Learning from Mountainfilm: Uranium Drive In

| Tags: Creativity

Our annual trip to Mountainfilm at Telluride over Memorial Day weekend here in the States was as gratifying as it was disturbing. Gratifying in the sense that once again we found ourselves stripped of the veneer of corporate defensiveness and confronted with the simple fact that a lot of people actually care about this planet and its people. The kind of jargon based personal denial that infuses the corporate world is absent at Mountainfilm as truth speaks to power, albeit in the comfort of one of America’s most privileged resort towns.

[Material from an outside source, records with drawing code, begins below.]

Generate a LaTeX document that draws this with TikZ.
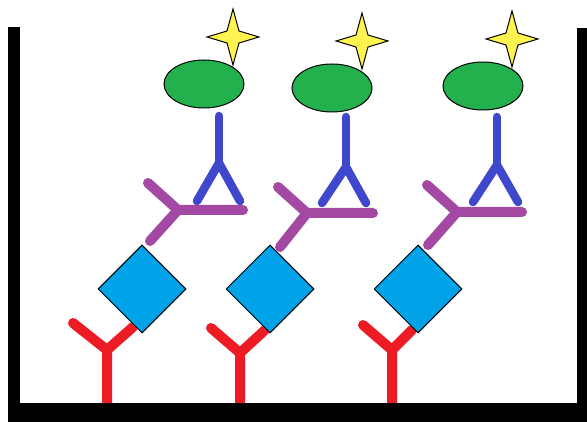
\documentclass[tikz,border=0pt]{standalone}
\usetikzlibrary{shapes.geometric}

\definecolor{enzgreen}{HTML}{22B14C}
\definecolor{probeblue}{HTML}{3F48CC}
\definecolor{linkpurple}{HTML}{A349A4}
\definecolor{capturered}{HTML}{ED1C24}
\definecolor{antigencyan}{HTML}{00A2E8}
\definecolor{flashyellow}{HTML}{FFF350}

\tikzset{
  enzyme/.style={ellipse, draw=black, line width=1pt, fill=enzgreen,
    minimum width=80pt, minimum height=48pt, inner sep=0pt},
  antigen/.style={diamond, draw=black, line width=1pt, fill=antigencyan,
    minimum width=88pt, minimum height=88pt, inner sep=0pt},
  glow/.style={draw=black, line width=1pt, fill=flashyellow, line join=miter},
  detect/.style={draw=probeblue, line width=8.5pt, line cap=round, line join=round},
  second/.style={draw=linkpurple, line width=10pt, line cap=round, line join=round},
  capture/.style={draw=capturered, line width=10pt, line cap=round, line join=round},
  wall/.style={fill=black},
  sparkle/.pic={
    \draw[glow] (0,-28) -- (6,-6) -- (26,0) -- (6,6) -- (0,28)
      -- (-6,6) -- (-26,0) -- (-6,-6) -- cycle;
  },
}

\begin{document}
\begin{tikzpicture}[x=1pt, y=-1pt]
  \useasboundingbox (0,0) rectangle (587,422);
  \fill[white] (0,0) rectangle (587,422);

  % ---- capture antibodies (red), standing on the well floor ----
  \coordinate (r1base) at (107,403);  \coordinate (r1fork) at (107,350);
  \coordinate (r1left) at (73,323);   \coordinate (r1right) at (133,327);
  \coordinate (r2base) at (240,403);  \coordinate (r2fork) at (240,353);
  \coordinate (r2left) at (211,328);  \coordinate (r2right) at (265,330);
  \coordinate (r3base) at (392,403);  \coordinate (r3fork) at (392,350);
  \coordinate (r3left) at (363,325);  \coordinate (r3right) at (412,330);
  \foreach \i in {1,2,3} {
    \draw[capture] (r\i base) -- (r\i fork) -- (r\i left);
    \draw[capture] (r\i fork) -- (r\i right);
  }

  % ---- detection antibodies (blue) ----
  \coordinate (b1top) at (219,116);  \coordinate (b1fork) at (219,163);
  \coordinate (b1left) at (197,201); \coordinate (b1right) at (240,201);
  \coordinate (b2top) at (346,117);  \coordinate (b2fork) at (346,167);
  \coordinate (b2left) at (322,203); \coordinate (b2right) at (366,203);
  \coordinate (b3top) at (497,117);  \coordinate (b3fork) at (497,165);
  \coordinate (b3left) at (473,202); \coordinate (b3right) at (518,202);
  \foreach \i in {1,2,3} {
    \draw[detect] (b\i left) -- (b\i fork) -- (b\i right);
    \draw[detect] (b\i fork) -- (b\i top);
  }

  % ---- secondary antibodies (purple) ----
  \coordinate (p1join) at (178,210); \coordinate (p1bar) at (243,210);
  \coordinate (p1up) at (148,183);   \coordinate (p1down) at (150,241);
  \coordinate (p2join) at (307,213); \coordinate (p2bar) at (373,213);
  \coordinate (p2up) at (278,187);   \coordinate (p2down) at (280,247);
  \coordinate (p3join) at (457,212); \coordinate (p3bar) at (522,212);
  \coordinate (p3up) at (427,185);   \coordinate (p3down) at (428,245);
  \foreach \i in {1,2,3} {
    \draw[second] (p\i up) -- (p\i join) -- (p\i bar);
    \draw[second] (p\i join) -- (p\i down);
  }

  % ---- antigens ----
  \node[antigen] (ag1) at (142,289) {};
  \node[antigen] (ag2) at (270,289) {};
  \node[antigen] (ag3) at (418,289) {};

  % ---- enzyme labels and their signal ----
  \pic (sp1) at (233,37) {sparkle};
  \pic (sp2) at (362,41) {sparkle};
  \pic (sp3) at (512,39) {sparkle};
  \node[enzyme] (en1) at (204,84) {};
  \node[enzyme] (en2) at (332,88) {};
  \node[enzyme] (en3) at (483,86) {};

  % ---- well walls ----
  \fill[wall] (8,27) rectangle (20,422);
  \fill[wall] (577,28) rectangle (587,422);
  \fill[wall] (8,403) rectangle (587,422);
\end{tikzpicture}
\end{document}
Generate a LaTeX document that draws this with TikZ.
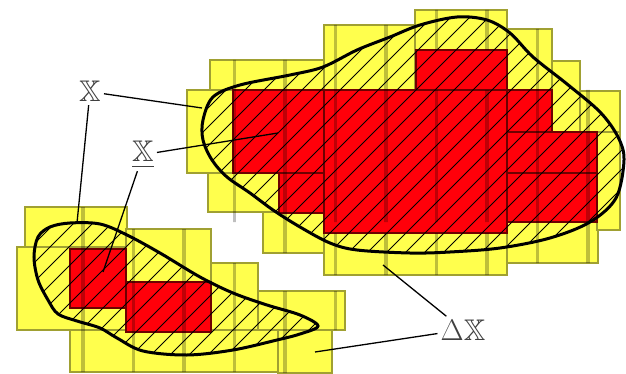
\documentclass[tikz,border=0pt]{standalone}
\usepackage{graphicx}
\usepackage{amssymb}
\definecolor{yfill}{RGB}{255,255,77}
\definecolor{yedge}{RGB}{160,160,50}
\definecolor{rfill}{RGB}{255,0,10}
\definecolor{redge}{RGB}{110,0,0}
\newcommand{\biglab}[1]{\scalebox{1.2}{\fontsize{24.88}{30}\selectfont #1}}
\tikzset{
 ycell/.style={fill=yfill,draw=yedge,line width=1.5pt},
 rcell/.style={fill=rfill,draw=redge,line width=1.3pt},
 stripe/.style={line width=3.5pt,black,opacity=0.25},
 hatch/.style={line width=0.9pt,black},
 blob/.style={line width=3pt,black},
 leader/.style={line width=1.3pt,black},
 lab/.style={text=black!75, inner sep=3pt, anchor=base}
}
\begin{document}
\begin{tikzpicture}[x=1pt,y=-1pt]
\useasboundingbox (0,0) rectangle (626,374);
% ---- yellow cells (upper approximation)
\foreach \a/\b/\c/\d in {
 415/10/507/50, 324/25/415/90, 507/29/552/90, 552/61/580/132, 580/91/620/230,
 210/60/324/90, 187/90/233/173, 208/173/279/212, 263/212/324/253,
 324/233/507/275, 507/222/598/263, 597/132/620/230,
 25/207/127/247, 17/247/127/330, 126/229/211/282, 211/263/258/332,
 258/291/345/330, 70/330/278/372, 278/330/332/373}
 \path[ycell] (\a,\b) rectangle (\c,\d);
% ---- red cells (lower approximation)
\foreach \a/\b/\c/\d in {
 416/50/507/90, 233/90/324/173, 324/90/507/233, 507/90/552/132,
 507/132/597/173, 507/173/597/222, 279/173/324/213,
 70/249/126/308, 126/282/211/332}
 \path[rcell] (\a,\b) rectangle (\c,\d);
% ---- vertical stripes
\begin{scope}
 \clip (415,10) rectangle (507,50) (324,25) rectangle (415,90) (507,29) rectangle (552,90)
  (552,61) rectangle (580,132) (580,91) rectangle (620,230) (210,60) rectangle (324,90)
  (187,90) rectangle (233,173) (208,173) rectangle (279,212) (263,212) rectangle (324,253)
  (324,233) rectangle (507,275) (507,222) rectangle (598,263) (597,132) rectangle (620,230)
  (233,90) rectangle (597,222)
  (25,207) rectangle (127,247) (17,247) rectangle (127,330) (126,229) rectangle (211,282)
  (211,263) rectangle (258,332) (258,291) rectangle (345,330) (70,330) rectangle (278,372)
  (278,330) rectangle (332,373) (126,282) rectangle (211,332);
 \foreach \k in {0,...,10}
  \draw[stripe] (83+50.5*\k,0) -- (83+50.5*\k,374);
\end{scope}
% ---- hatching of the big set
\begin{scope}
 \clip plot[smooth cycle,tension=0.55] coordinates {(203,120) (213,97) (240,85) (290,75) (323,67) (357,50) (390,37) (420,25) (457,17) (487,20) (510,33) (533,57) (567,84) (600,112) (618,137) (624,160) (616,198) (590,222) (550,238) (500,248) (450,252) (410,253) (357,250) (330,243) (300,227) (273,210) (250,193) (227,177) (212,160) (203,140)};
 \foreach \a in {-400,-381,...,700}
  \draw[hatch] (\a,374) -- ++(374,-374);
\end{scope}
\draw[blob] plot[smooth cycle,tension=0.55] coordinates {(203,120) (213,97) (240,85) (290,75) (323,67) (357,50) (390,37) (420,25) (457,17) (487,20) (510,33) (533,57) (567,84) (600,112) (618,137) (624,160) (616,198) (590,222) (550,238) (500,248) (450,252) (410,253) (357,250) (330,243) (300,227) (273,210) (250,193) (227,177) (212,160) (203,140)};
% ---- hatching of the small set
\begin{scope}
 \clip plot[smooth cycle,tension=0.55] coordinates {(50,227) (70,223) (100,224) (127,235) (160,253) (200,277) (233,293) (267,305) (300,315) (318,326) (300,334) (277,340) (233,350) (187,355) (143,351) (117,338) (100,328) (77,321) (58,314) (48,300) (38,280) (34,257) (38,237)};
 \foreach \a in {-400,-381,...,700}
  \draw[hatch] (\a,374) -- ++(374,-374);
\end{scope}
\draw[blob] plot[smooth cycle,tension=0.55] coordinates {(50,227) (70,223) (100,224) (127,235) (160,253) (200,277) (233,293) (267,305) (300,315) (318,326) (300,334) (277,340) (233,350) (187,355) (143,351) (117,338) (100,328) (77,321) (58,314) (48,300) (38,280) (34,257) (38,237)};
% ---- labels
\node[lab] (lx) at (90,102) {\biglab{$\mathbb{X}$}};
\node[lab] (ux) at (143,162) {\biglab{$\underline{\mathbb{X}}$}};
\node[lab] (dx) at (463,340) {\biglab{$\Delta\mathbb{X}$}};
\coordinate (p1) at (202,108);
\coordinate (p2) at (77,223);
\coordinate (p3) at (278,133);
\coordinate (p4) at (103,272);
\coordinate (p5) at (383,265);
\coordinate (p6) at (315,352);
\draw[leader] (lx) -- (p1);
\draw[leader] (lx) -- (p2);
\draw[leader] (ux) -- (p3);
\draw[leader] (ux) -- (p4);
\draw[leader] (dx) -- (p5);
\draw[leader] (dx) -- (p6);
\end{tikzpicture}
\end{document}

Disturbing in the sense that the song remains the same: A planet ravaged by humanity, climate change with only one outcome: mass extinction (including us) and a complete breakdown of social order, faith in democracy and hope for humanity. It is as though we are stuck in some kind of mutually assured madness as arguments for nuclear are pitted against arguments against, both faith based, neither effective.

Into this charged hyperbolic mix comes a near perfect documentary produced and directed by local film maker Suzan Beraza.

Imagine this: your small town economy was once fueled by a Uranium mine that provided employment and modest affluence. It also poisoned the land and its workers, many of whom are already dead, some of whom are slowly asphyxiating. The jobs went and so did the life of the town. Unemployment is high. The kids have ragged blankets and no socks, the local church provides a weekly meal for free. The meal is consumed by an alarming number of the towns citizens. Work is scarce, hope has gone.

Then the citizens of the town are offered the chance to regrow their town by reopening the Uranium mine. The citizens of wealthy Telluride campaign against the poisoning of the land and its people, the jobless campaign for their lives. What to do? In Beraza’s beautifully forthright examination of the dilemma no one comes away looking righteous. All are flawed, the rich more so than the poor in my opinion.

The rift is a microcosmic representation of the broader issue that pits the poor against the wealthy. No one represents the poor and the poor are the ones closest to the devastation than anyone, in fact they are a signal part of the devastation and remind us that the problems we face in terms of the environment and climate change are people problems not just abstracted notions of either beauty or Gaia.

The are no good guys in Uranium Drive In. Everyone is tortured. The obese corporate marionette, the zero BMI ski maven, the gothic fantasists and, above all, the failed government. All are in crisis. All are in a form of hell within which their authenticity has been sacrificed to a failed narrative. The pain is palpable as the dilemma turns to conflict and the community splits. The massive energy company goes to Utah where such problems were solved in favor of Mormon madness years ago and we are left in a state of high anxiety because while there are no good guys in this story, there are no bad guys either. It is the story that is wrong. It is the factionalization of our society that is wrong. We are now two Americas, the haves and the have nots. Neither gives anything to the other. It is a Capitalist ethic that defines success as material and, in consequence, condemns all parties to a relentlessly unfulfilling role and no solution to the twin problems of social and environmental harmony. The rich try to save the poor when in fact they need to learn from them. The poor feel victimized by the rich when in fact they should invite their participation in the solution to their problems. The system needs to facilitate both.

Uranium Drive In is a must see documentary that, for us, ended any lasting faith in a two party political system grounded in a capital v labor conflict. We need something else. A democratic system grounded in competing solutions to the only problem that now matters: the health of the world. In taking no sides it forces us to confront the horror of our own crisis: that we see no solution. Uranium Drive In challenges you to imagine a new discourse, not only to save all the players in this tragedy, even the corporate marionettes, but to also save yourself.